What is the number of arrangements in the word "DAUGHTER" where vowels are never together? My approach:
Let us suppose any two of the vowels be one letter. So, total no. of letters becomes $7$.
Again, the vowels will change position among themselves. Therefore, total no of permutation where at least $2$ vowels are consecutive $= 7!.3!$
Finally, the no. of permutation where at least $2$ of the vowels are consecutive or, in other words, vowels are never together
$=8!-7!.3!=10080$
But the answer is $14400$. Why am I wrong? 
 A: I believe you are wrong because you are double counting when you get the same word with $3$ vowels next to each other AUE but at one time you counted the UE as the same letter while another with AU as the same letter.
I will try a different approach. First pick  the 5 consonants and permute them. There are $5!$ ways to do this. Then place the vowels in between them. There are 6 places for them so there are $6!/3!$ ways to place them. Total amount is $5!6!/3!$
A: More than a hint...Arrange the consonants amongst themselves in $5!$ ways and then independently insert the three vowels into the six spaces available (between the consonants and at the beginning and end)in $\frac{6!}{3!}$ ways and multiply together.
A: I do not really understand what you have done, so cannot answer your real question (Why am I wrong?).
We start with finding the number of sums $n_1+n_2+n_3+n_4=5$ where $n_1,n_4$ are nonnegative integers and where $n_2,n_3$ are positive integers. In this setting e.g. $n_1$ denotes the number of non-vowels at the utmost left, $n_2$ denotes the number of non-vowel between the utmost left vowel and the utmost left except one vowel, et cetera. Note that $5$ corresponds with the total number of non-vowels.
That is the same as the number of sums $k_1+k_2+k_3+k_4=3$ where the $k_i$ are nonnegative integers, and with stars and bars we find $\binom{6}3=20$ settings.
Each of these settings gives $3!5!=720$ possibilities because there are $3!$ arrangements for the vowels and $5!$ for the non-vowels, so we end up with: $$\binom{6}3\times3!5!=20\times720=14400$$
A: You should have applied the Inclusion-Exclusion Principle rather than the Complement Principle.
Since the eight letters of DAUGHTER are distinct, they can be arranged in $8!$ ways.  From these, we must exclude those arrangements in which a pair of vowels is consecutive.  

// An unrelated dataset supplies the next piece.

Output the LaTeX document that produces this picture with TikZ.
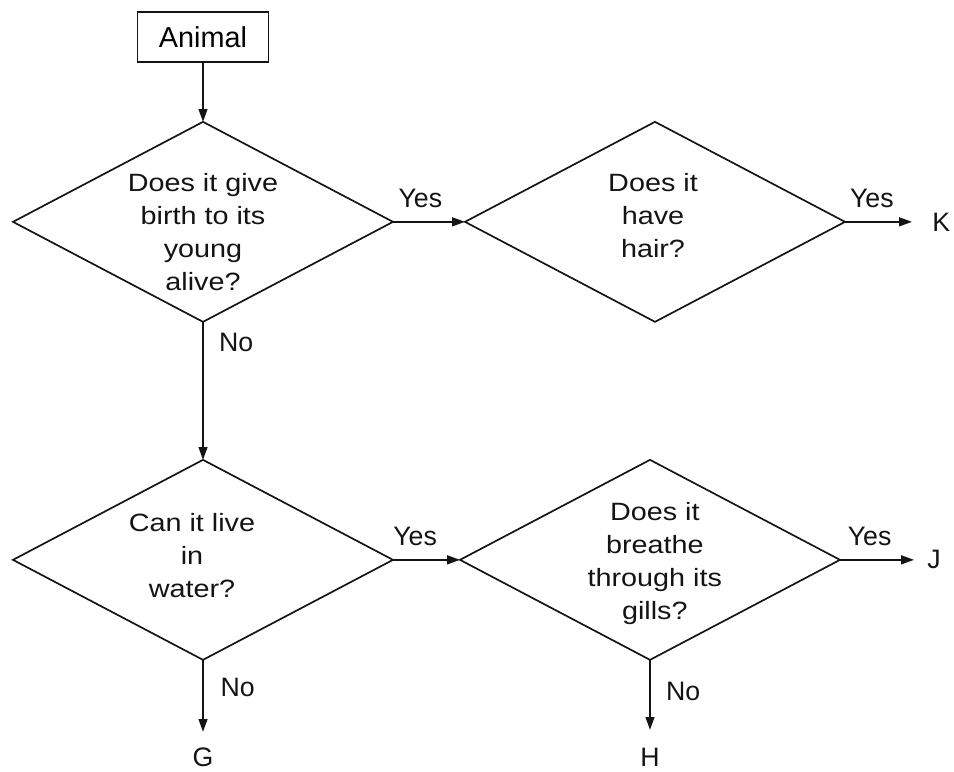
\documentclass[tikz,border=0pt]{standalone}
\usepackage{fontspec}
\setmainfont{Liberation Sans}
\newfontfamily\qfont[FakeStretch=1.15]{Liberation Sans}
\usetikzlibrary{arrows.meta, positioning, shapes.geometric}
\definecolor{ink}{RGB}{20,20,20}

\begin{document}
\begin{tikzpicture}[
    node distance=1.475cm and 1.8cm,
    box/.style={rectangle, draw=ink, line width=1.2pt, minimum width=3.275cm,
                minimum height=1.25cm, inner sep=0pt, font=\fontsize{20.5}{24}\selectfont},
    question/.style={diamond, draw=ink, line width=1.2pt, minimum width=9.5cm,
                     minimum height=5cm, inner sep=0pt, outer sep=0pt},
    qtext/.style={align=center, inner sep=0pt, text=ink,
                  font=\qfont\fontsize{17.8}{23.5}\selectfont},
    lbl/.style={inner sep=0pt, text=ink, font=\fontsize{19}{23}\selectfont},
    arr/.style={-{Triangle[length=3.2mm, width=2.2mm]}, line width=1.2pt, draw=ink}
  ]
    \useasboundingbox (0,0) rectangle (23.85,-19.275);

    \node[box] (animal) at (5.075,-0.925) {Animal};
    \node[question, below=of animal] (q1) {};
    \node[question, right=of q1] (q2) {};
    \node[question, below=3.45cm of q1] (q3) {};
    \node[question, right=1.675cm of q3] (q4) {};

    \node[qtext] (t1) at ([yshift=-0.25cm]q1.center) {Does it give\\birth to its\\young\\alive?};
    \node[qtext] (t2) at ([xshift=-0.05cm, yshift=0.16cm]q2.center) {Does it\\have\\hair?};
    \node[qtext] (t3) at ([xshift=-0.275cm, yshift=0.1cm]q3.center) {Can it live\\in\\water?};
    \node[qtext] (t4) at ([xshift=0.12cm, yshift=-0.1cm]q4.center) {Does it\\breathe\\through its\\gills?};

    % free ends of the outcome arrows
    \coordinate[right=1.675cm of q2.east] (kend);
    \coordinate[right=1.85cm of q4.east] (jend);
    \coordinate[below=1.8cm of q3.south] (gend);
    \coordinate[below=1.75cm of q4.south] (hend);

    \node[lbl, right=0.5cm of kend, anchor=west] (K) {K};
    \node[lbl, right=0.33cm of jend, anchor=west] (J) {J};
    \node[lbl, below=0.4cm of gend, anchor=north] (G) {G};
    \node[lbl, below=0.45cm of hend, anchor=north] (H) {H};

    \draw[arr] (animal) -- (q1.north);
    \draw[arr] (q1.east) -- node[lbl, pos=0.38, above=0.33cm] (y1) {Yes} (q2.west);
    \draw[arr] (q2.east) -- node[lbl, pos=0.4, above=0.33cm] (y2) {Yes} (kend);
    \draw[arr] (q1.south) -- node[lbl, pos=0.15, right=0.38cm] (n1) {No} (q3.north);
    \draw[arr] (q3.east) -- node[lbl, pos=0.33, above=0.33cm] (y3) {Yes} (q4.west);
    \draw[arr] (q4.east) -- node[lbl, pos=0.4, above=0.33cm] (y4) {Yes} (jend);
    \draw[arr] (q3.south) -- node[lbl, pos=0.39, right=0.42cm] (n2) {No} (gend);
    \draw[arr] (q4.south) -- node[lbl, pos=0.45, right=0.38cm] (n3) {No} (hend);
  \end{tikzpicture}
\end{document}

A pair of consecutive vowels:  There are $\binom{3}{2}$ ways to choose two of the three vowels to be in the pair.  If we treat the pair of vowels as a single object, we have seven objects to arrange, the pair of vowels and the other six letters.  Since the objects are distinct, they can be arranged in $7!$ ways.  Within the pair of vowels, the vowels can be arranged in $2!$ orders.  Hence, the number of arrangements of DAUGHTER in which there is a pair of consecutive vowels is 
$$\binom{3}{2}7!2!$$
If we subtract these arrangements from the total, we will have subtracted too much.  For instance, consider the arrangement DAEUGHRT.  We subtract it once when we designate AE as the pair of consecutive vowels and once when we designate EU as the pair of consecutive vowels.  Thus, we have subtracted each arrangement with two pairs of consecutive vowels (which, in this case, means three consecutive vowels) twice, once when we designate the first two vowels as the pair of consecutive vowels and once when we designate the last two vowels as the pair of consecutive vowels.  We only want to subtract such arrangements once, so we must add them back.
Two pairs of consecutive vowels: This means that the three vowels must be consecutive.  If we treat the block of three vowels as a single object, we have six objects to arrange.  Since they are distinct, the objects can be arranged in $6!$ ways.  Within the block, the vowels can be arranged in $3!$ orders.  Hence, there are 
$$\binom{3}{3}6!3!$$
such arrangements.
By the Inclusion-Exclusion Principle, there are 
$$8! - \binom{3}{2}7!2! + \binom{3}{3}6!3!$$
arrangements of the letters of the word DAUGHTER in which no two vowels are consecutive.